What strikes us about closed loops is resilience. You don’t have to worry about water quality, permits or reinjection logistics. Once the loops are in place - though installation may dig deeper into budgets - the system runs quietly, shielded from external contaminants. And yes, that stability is reflected in maintenance: closed loops can go decades without a refill or chemical treat.

Still, they’re not flawless. Not only does excavation or drilling drive up initial costs, but land availability also becomes a constraint. A horizontal closed‑loop array can demand half an acre or more, and vertical drilling can run thousands per borehole foot. For urban lots or properties with rocky terrain, closed loops can quickly lose their appeal.

Comparing Performance, Cost And Reliability

When we pit the two designs side by side, certain trends emerge - but they aren’t universal truths.

• Efficiency: Open loops usually edge out closed loops by 5–10 % due to direct contact with groundwater of steady temperature.
• Installation Cost: Closed loops often carry a higher upfront price tag - especially for vertical arrays - whereas open loops can save on piping but add well‑drilling and permitting fees.
• Maintenance: Closed loops win on longevity.
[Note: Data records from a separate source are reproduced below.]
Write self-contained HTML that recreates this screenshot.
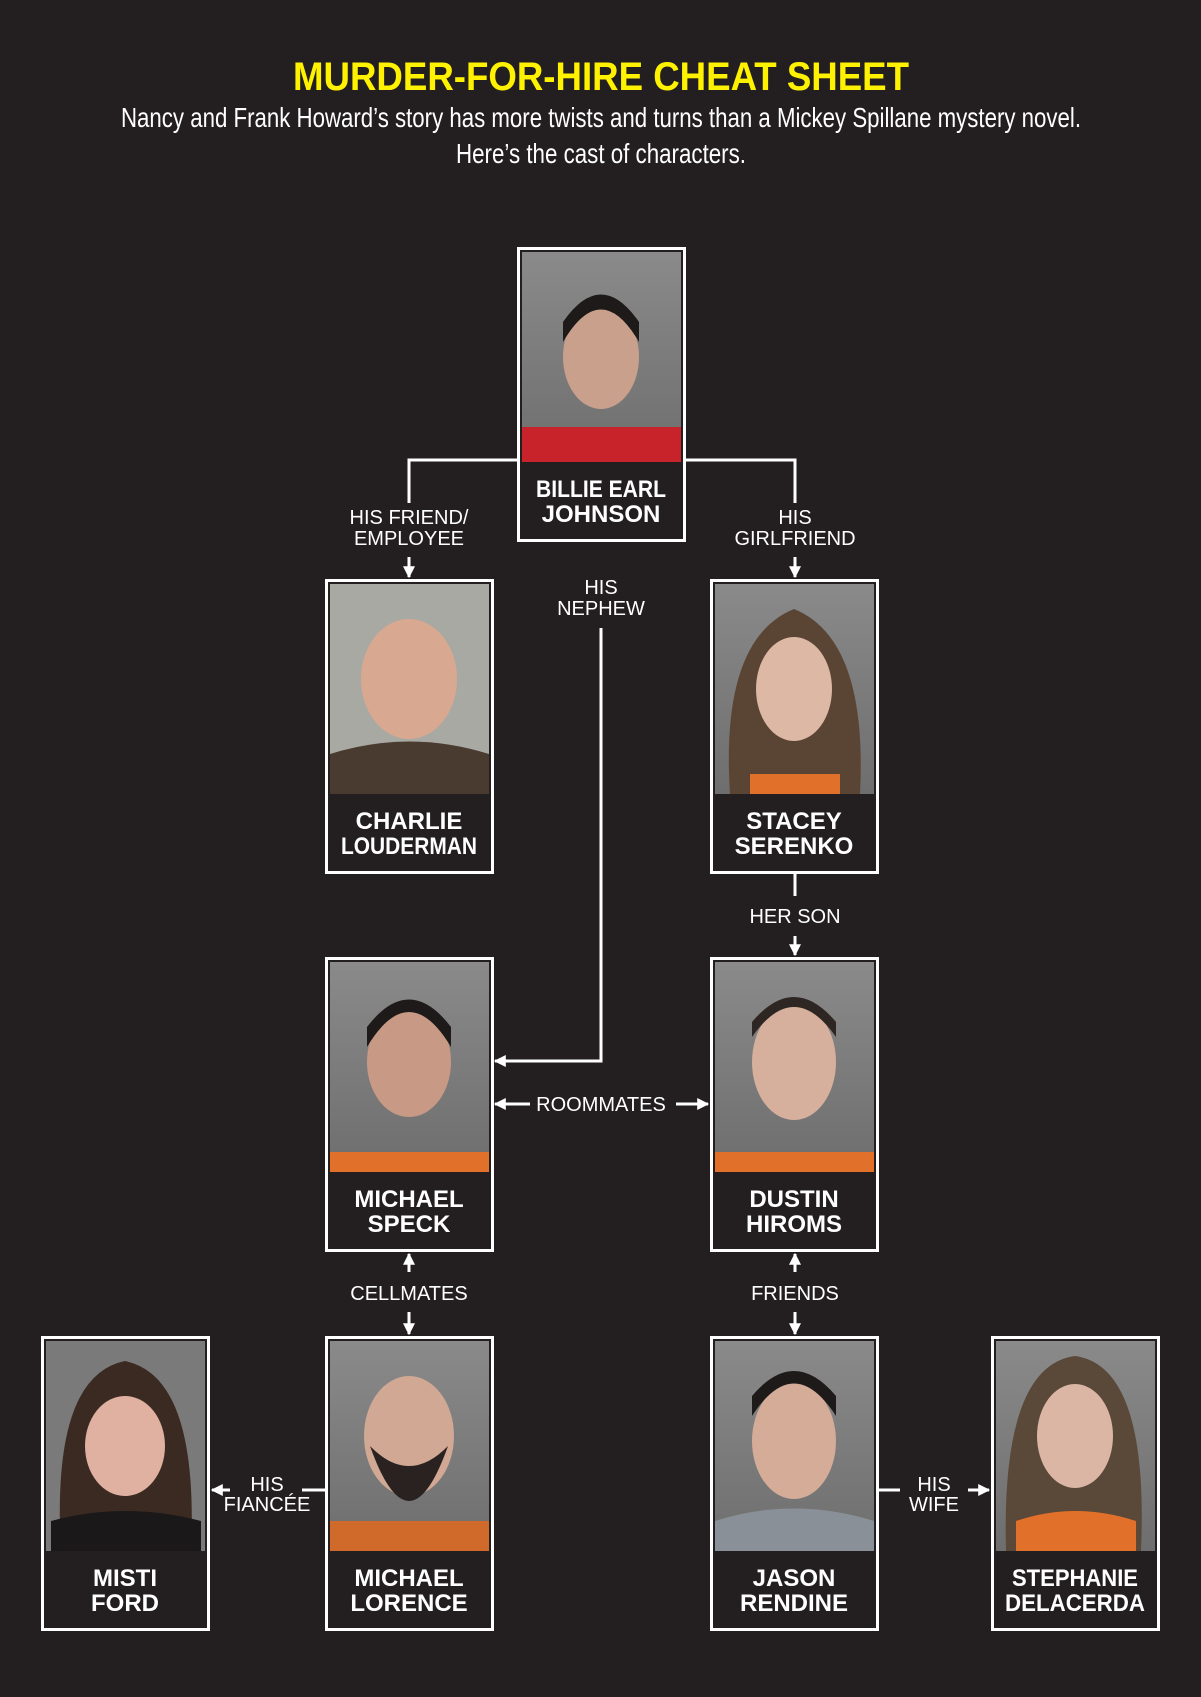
<!DOCTYPE html>
<html><head><meta charset="utf-8"><style>html,body{margin:0;padding:0;background:#231f20}svg{display:block}</style></head>
<body>
<svg width="1201" height="1697" viewBox="0 0 1201 1697" xmlns="http://www.w3.org/2000/svg" font-family="Liberation Sans, sans-serif">
<defs>
<linearGradient id="g" x1="0" y1="0" x2="0" y2="1"><stop offset="0" stop-color="#8a8a8a"/><stop offset="1" stop-color="#6e6e6e"/></linearGradient>
<marker id="a" viewBox="0 0 10 10" refX="9" refY="5" markerWidth="4" markerHeight="4" orient="auto"><path d="M0,0 L10,5 L0,10 z" fill="#fff"/></marker>
</defs>
<rect width="1201" height="1697" fill="#231f20"/>
<text x="601" y="90" text-anchor="middle" fill="#fff200" font-size="40" font-weight="bold" textLength="616" lengthAdjust="spacingAndGlyphs">MURDER-FOR-HIRE CHEAT SHEET</text>
<text x="601" y="127" text-anchor="middle" fill="#fff" font-size="28" textLength="960" lengthAdjust="spacingAndGlyphs">Nancy and Frank Howard’s story has more twists and turns than a Mickey Spillane mystery novel.</text>
<text x="601" y="163" text-anchor="middle" fill="#fff" font-size="28" textLength="290" lengthAdjust="spacingAndGlyphs">Here’s the cast of characters.</text>

<g stroke="#fff" stroke-width="3" fill="none">
<polyline points="517,460 409,460 409,503"/>
<polyline points="686,460 795,460 795,503"/>
<line x1="409" y1="557" x2="409" y2="577" marker-end="url(#a)"/>
<line x1="795" y1="557" x2="795" y2="577" marker-end="url(#a)"/>
<polyline points="601,628 601,1061 495,1061" marker-end="url(#a)"/>
<line x1="530" y1="1104" x2="495" y2="1104" marker-end="url(#a)"/>
<line x1="676" y1="1104" x2="708" y2="1104" marker-end="url(#a)"/>
<line x1="795" y1="874" x2="795" y2="896"/>
<line x1="795" y1="936" x2="795" y2="955" marker-end="url(#a)"/>
<line x1="409" y1="1272" x2="409" y2="1254" marker-end="url(#a)"/>
<line x1="409" y1="1312" x2="409" y2="1334" marker-end="url(#a)"/>
<line x1="795" y1="1272" x2="795" y2="1254" marker-end="url(#a)"/>
<line x1="795" y1="1312" x2="795" y2="1334" marker-end="url(#a)"/>
<line x1="325" y1="1490" x2="302" y2="1490"/>
<line x1="230" y1="1490" x2="212" y2="1490" marker-end="url(#a)"/>
<line x1="879" y1="1490" x2="900" y2="1490"/>
<line x1="968" y1="1490" x2="989" y2="1490" marker-end="url(#a)"/>
</g>

<g fill="#fff" font-size="20" text-anchor="middle">
<text x="409" y="524">HIS FRIEND/</text><text x="409" y="545">EMPLOYEE</text>
<text x="795" y="524">HIS</text><text x="795" y="545">GIRLFRIEND</text>
<text x="601" y="594">HIS</text><text x="601" y="615">NEPHEW</text>
<text x="601" y="1111">ROOMMATES</text>
<text x="795" y="923">HER SON</text>
<text x="409" y="1300">CELLMATES</text>
<text x="795" y="1300">FRIENDS</text>
<text x="267" y="1491">HIS</text><text x="267" y="1511">FIANCÉE</text>
<text x="934" y="1491">HIS</text><text x="934" y="1511">WIFE</text>
</g>

<g id="boxes" font-size="24" font-weight="bold" fill="#fff" text-anchor="middle">
<!-- each: frame -->
<g transform="translate(517,247)"><rect x="1.5" y="1.5" width="166" height="292" fill="#231f20" stroke="#fff" stroke-width="3"/><rect x="5" y="5" width="159" height="210" fill="url(#g)"/><path d="M5,180 L164,180 L164,215 L5,215z" fill="#c8232a"/><ellipse cx="84" cy="110" rx="38" ry="52" fill="#c9a08c"/><path d="M46,95 Q84,30 122,95 L122,75 Q84,20 46,75z" fill="#1e1a1a"/><text x="84" y="250" textLength="130" lengthAdjust="spacingAndGlyphs">BILLIE EARL</text><text x="84" y="275">JOHNSON</text></g>

<g transform="translate(325,579)"><rect x="1.5" y="1.5" width="166" height="292" fill="#231f20" stroke="#fff" stroke-width="3"/><rect x="5" y="5" width="159" height="210" fill="#a9a9a4"/><path d="M5,215 L5,175 Q84,150 164,175 L164,215z" fill="#4a3b30"/><ellipse cx="84" cy="100" rx="48" ry="60" fill="#d9a890"/><text x="84" y="250">CHARLIE</text><text x="84" y="275" textLength="136" lengthAdjust="spacingAndGlyphs">LOUDERMAN</text></g>

<g transform="translate(710,579)"><rect x="1.5" y="1.5" width="166" height="292" fill="#231f20" stroke="#fff" stroke-width="3"/><rect x="5" y="5" width="159" height="210" fill="url(#g)"/><path d="M20,215 Q10,60 84,30 Q158,60 150,215z" fill="#5a4535"/><ellipse cx="84" cy="110" rx="38" ry="52" fill="#ddb8a5"/><path d="M40,215 L40,195 L130,195 L130,215z" fill="#e0702a"/><text x="84" y="250">STACEY</text><text x="84" y="275">SERENKO</text></g>

<g transform="translate(325,957)"><rect x="1.5" y="1.5" width="166" height="292" fill="#231f20" stroke="#fff" stroke-width="3"/><rect x="5" y="5" width="159" height="210" fill="url(#g)"/><path d="M5,215 L5,195 L164,195 L164,215z" fill="#e0702a"/><ellipse cx="84" cy="105" rx="42" ry="55" fill="#c89a85"/><path d="M42,90 Q84,20 126,90 L126,70 Q84,15 42,70z" fill="#1e1a1a"/><text x="84" y="250">MICHAEL</text><text x="84" y="275">SPECK</text></g>

<g transform="translate(710,957)"><rect x="1.5" y="1.5" width="166" height="292" fill="#231f20" stroke="#fff" stroke-width="3"/><rect x="5" y="5" width="159" height="210" fill="url(#g)"/><path d="M5,215 L5,195 L164,195 L164,215z" fill="#e0702a"/><ellipse cx="84" cy="105" rx="42" ry="58" fill="#d6b09c"/><path d="M42,80 Q84,20 126,80 L126,65 Q84,15 42,65z" fill="#2e2622"/><text x="84" y="250">DUSTIN</text><text x="84" y="275">HIROMS</text></g>

<g transform="translate(41,1336)"><rect x="1.5" y="1.5" width="166" height="292" fill="#231f20" stroke="#fff" stroke-width="3"/><rect x="5" y="5" width="159" height="210" fill="#7a7a7a"/><path d="M20,215 Q10,40 84,25 Q158,40 150,215z" fill="#3a2a22"/><ellipse cx="84" cy="110" rx="40" ry="50" fill="#e0b0a0"/><path d="M10,215 L10,185 Q84,165 160,185 L160,215z" fill="#1a1818"/><text x="84" y="250">MISTI</text><text x="84" y="275">FORD</text></g>

<g transform="translate(325,1336)"><rect x="1.5" y="1.5" width="166" height="292" fill="#231f20" stroke="#fff" stroke-width="3"/><rect x="5" y="5" width="159" height="210" fill="url(#g)"/><path d="M5,215 L5,185 L164,185 L164,215z" fill="#d06a2a"/><ellipse cx="84" cy="100" rx="45" ry="60" fill="#d0a894"/><path d="M45,110 Q84,220 123,110 Q84,150 45,110z" fill="#2a2220"/><text x="84" y="250">MICHAEL</text><text x="84" y="275">LORENCE</text></g>

<g transform="translate(710,1336)"><rect x="1.5" y="1.5" width="166" height="292" fill="#231f20" stroke="#fff" stroke-width="3"/><rect x="5" y="5" width="159" height="210" fill="url(#g)"/><path d="M5,215 L5,185 Q84,160 164,185 L164,215z" fill="#8a9098"/><ellipse cx="84" cy="105" rx="42" ry="58" fill="#d4ac98"/><path d="M42,80 Q84,15 126,80 L126,60 Q84,10 42,60z" fill="#1e1a1a"/><text x="84" y="250">JASON</text><text x="84" y="275">RENDINE</text></g>

<g transform="translate(991,1336)"><rect x="1.5" y="1.5" width="166" height="292" fill="#231f20" stroke="#fff" stroke-width="3"/><rect x="5" y="5" width="159" height="210" fill="url(#g)"/><path d="M15,215 Q10,30 84,20 Q158,30 150,215z" fill="#5a4838"/><ellipse cx="84" cy="100" rx="38" ry="52" fill="#dcb6a4"/><path d="M25,215 L25,185 Q84,165 145,185 L145,215z" fill="#e0702a"/><text x="84" y="250" textLength="126" lengthAdjust="spacingAndGlyphs">STEPHANIE</text><text x="84" y="275" textLength="140" lengthAdjust="spacingAndGlyphs">DELACERDA</text></g>
</g>
</svg>
</body></html>
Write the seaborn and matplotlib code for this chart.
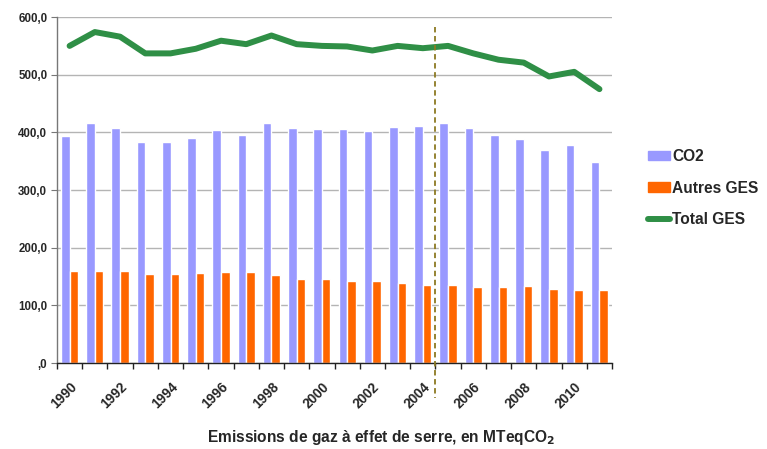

Not only do they resist corrosion and scaling, but they also demand fewer chemical tests and interventions. Open loops can require water‑treatment systems to guard exchangers against mineral buildup.
• Site Suitability: If you’ve got ample land and poor groundwater, closed loops behave beautifully. In contrast, open loops need high‑yield, high‑quality wells - anything less and efficiency craters.

Key Considerations Before Choosing A Loop Type

And to be fair, the decision rarely comes down to a single variable. We find the best choice emerges from a blend of geology, budget and long‑term goals. Ask yourself:

1. What’s the depth and temperature stability of my groundwater?
2. How strict are local regulations on water abstraction and discharge?
3. Do I have the acreage - and budget - for extensive trenching or deep boreholes?
4. Am I prepared for regular water‑quality monitoring and potential exchanger cleaning?

Still, there’s something else to weigh: interaction with your landscape or existing water bodies. A closed loop could sit beneath your lawn, invisible for decades, while an open loop may shift local water tables in subtle ways.

Upgrades To Improve Thermal Performance

You can boost ongoing efficiency regardless of loop type. Consider:

• Increasing antifreeze concentration to lower freezing points in colder climates
• Adding plate‑type exchangers for faster thermal transfer
• Implementing variable‑speed pumps to modulate flow based on demand
• Integrating smart controls that shift between heating and cooling modes seamlessly

For more details on upgrades to improve thermal performance, check out this guide over on our website.

Pros And Cons

Open Loop

Pros: Higher efficiency, lower pipe costs, simpler initial design

Cons: Requires high‑quality water, regulatory permits, potential scaling

Closed Loop

Pros: Low maintenance, minimal permits, fits varied terrains

Cons: Higher upfront cost, land‑use demands, complex drilling or trenching

Closing Thoughts

Choosing between open‑loop and closed‑loop heat pumps isn’t about labeling one “better” than the other. It’s about matching system characteristics to your home’s unique conditions - and our exploration here only scratches the surface of what professional ground‑investigations or well tests might reveal.

Not only does proper loop selection save money, but it also delivers decades of reliable, efficient heating and cooling. Whether you’re eyeing a straightforward open‑loop installation or a robust closed‑loop network, we hope this deep dive helps you ask the right questions - and, ultimately, make a choice that keeps your home cosy, sustainable and financially sound.